Movers & Shakers 2010: Eleanor Blayney

When Eleanor Blayney retired from Sullivan, Bruyette, Speros and Blayney after nearly 20 years as a prominent planner, she wasn't sure what her next chapter would be. As she began looking back, she realized that, as the only female partner in her firm, women clients had sought her out. She recognized a group of professional women much like her, age 45 to 65, who were hungry for a different kind of advice.

"Women my age grew up in a world with one set of expectations and models about our role as financial beings, and now we're in a world where almost 50% of the workforce are women; we're the wealthier gender," Blayney says. "Women have a much larger role to play financially today, but they're feeling dissatisfied and underserved by the financial advisory community. They're not happy; they haven't been heard; they've felt peripheral to the conversation."

This, she says, is mainly due to the different ways in which men and women communicate. While men's competitive nature measures performance in numbers and statistics (catered to by the ESPN-like format of many financial TV shows), women have an appetite for education and understanding the big picture. Women seek a sense of community, a trend Blayney refers to as "circles."

And so she set out to create a community of such women, hoping to serve those much like herself through her own circle of female professionals. She named her new project Directions, after the old adage that when lost, women ask for direction while men find their way by trial and error-a gender difference Blayney sees plenty of truth in. She set off to do three things in order to make finance more woman-friendly: empower, educate and engage with advisors.

Over the past two years, Blayney has spent countless hours speaking with female investors about what they want and need from an advisor.
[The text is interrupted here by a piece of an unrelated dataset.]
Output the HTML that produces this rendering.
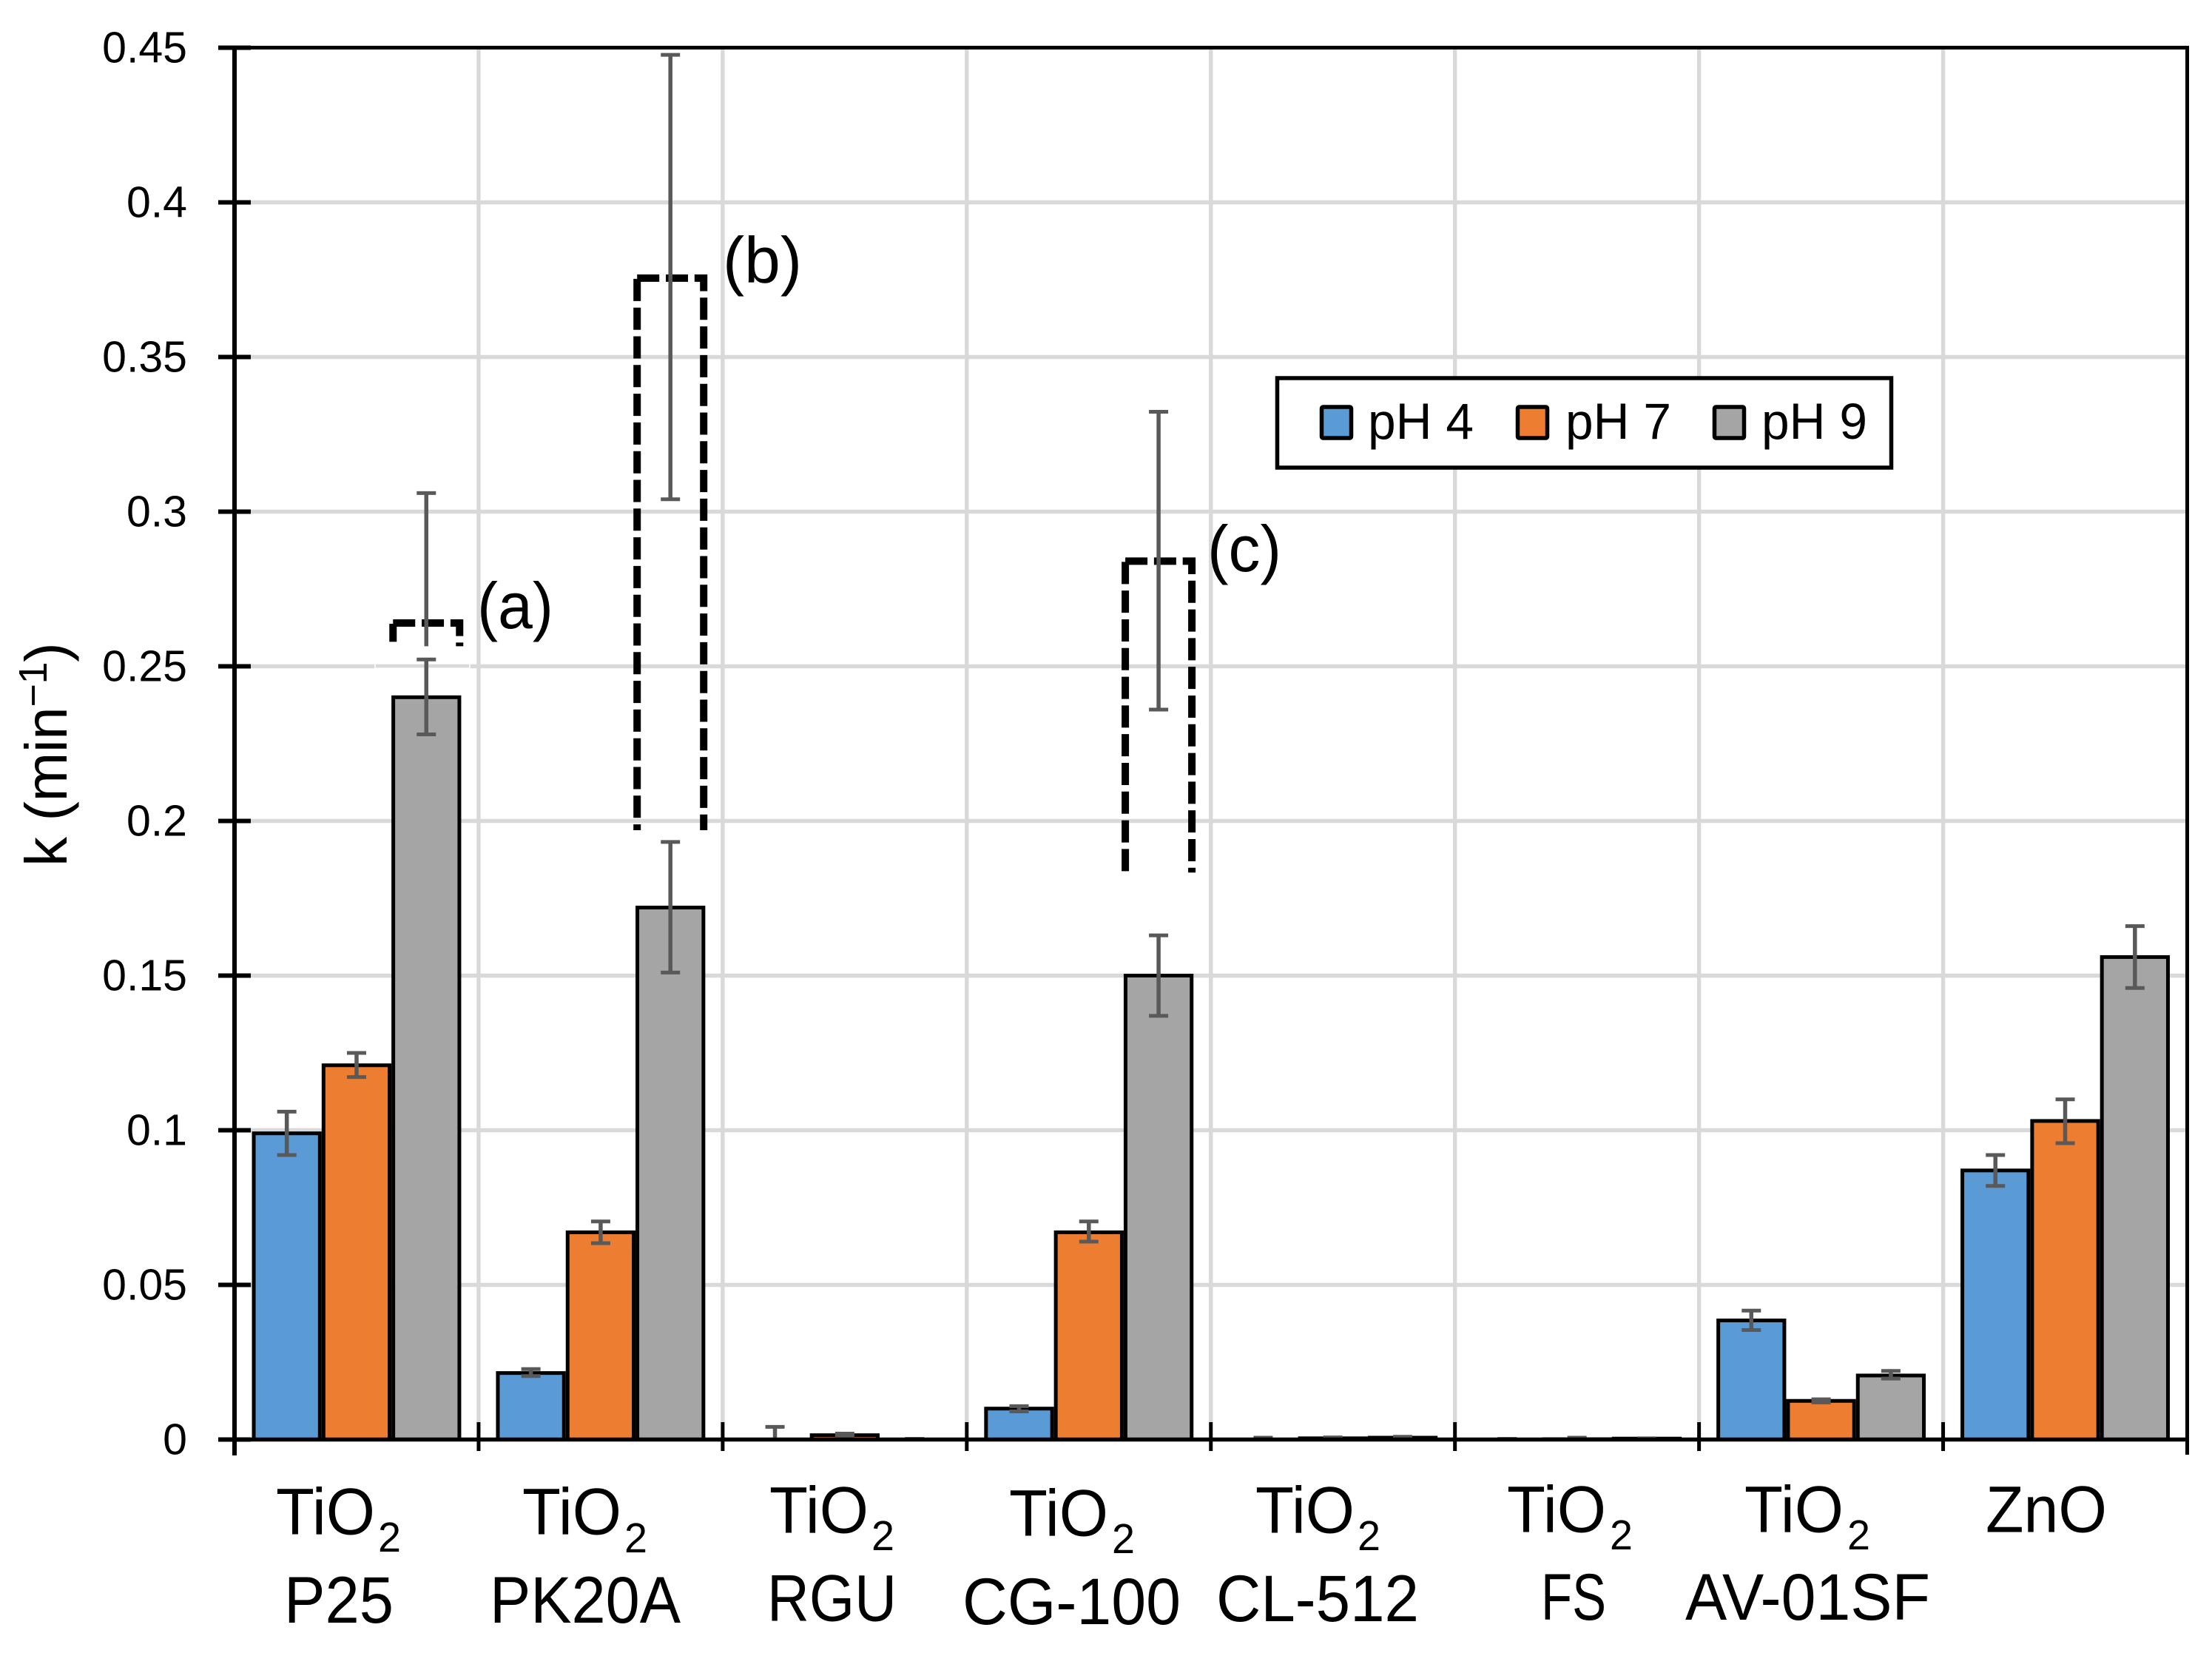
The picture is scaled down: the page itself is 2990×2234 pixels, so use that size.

The last part of the equation, then, was engaging female CFPs to work with them. Does that mean she believes female planners are better for female investors? "I think it's a dangerous statement in some cases, but yes," Blayney admits. "Financial planning is an ideal profession for women because of their ability to speak to other women, and their difference in style and approach." Women are, after all, twice as likely to hire a female advisor than men are, she points out.

As for the one-to-four ratio of female CFPs to males, Blayney calls this a lesson in Econ 101. "If you've got huge demand and limited supply, the value of the female advisor to reach out and engage, empower and ultimately advise is huge," she exclaims.

Blayney expects to launch Directions in March, a dream she has waited two years to see come to fruition. "We have to catch up, we have to bring women into this environment," she says. "It may mean we have to change the areas of traditional planning, but as financial planners we need to be doing a lot more to help women maximize their human capital. These stereotypes have an expiration date."


Eleanor Blayney
President, Directions
Washington, D.C.

Age: 58

Years in industry: 23

Designation: CFP

First job: Teaching English literature at Cambridge University.

Best career decision: Backing way, way up when I first entered financial planning to start at the beginning.

Worst career misstep: I've made missteps in trying to find the balance between being right and being a material help to clients.

Fantasy career: Personal Finance Czarina, a new cabinet level post in the Obama administration.

Favorite way to relax: Writing on my sofa with my dog next to me, though that may have been preempted now by holding my first grandson.

Most important thing I learned this year: I learned that though I had less money, it mattered so much less.

Your wish for the year ahead: To someday create a foundation whereby paying women's circles could contribute to the establishment of personal finance circles for women who cannot afford the advice and support (but might need it desperately).

Your worst fear for the year ahead: This is the time to be thinking about things differently, and my main fear is that we would leave that conviction.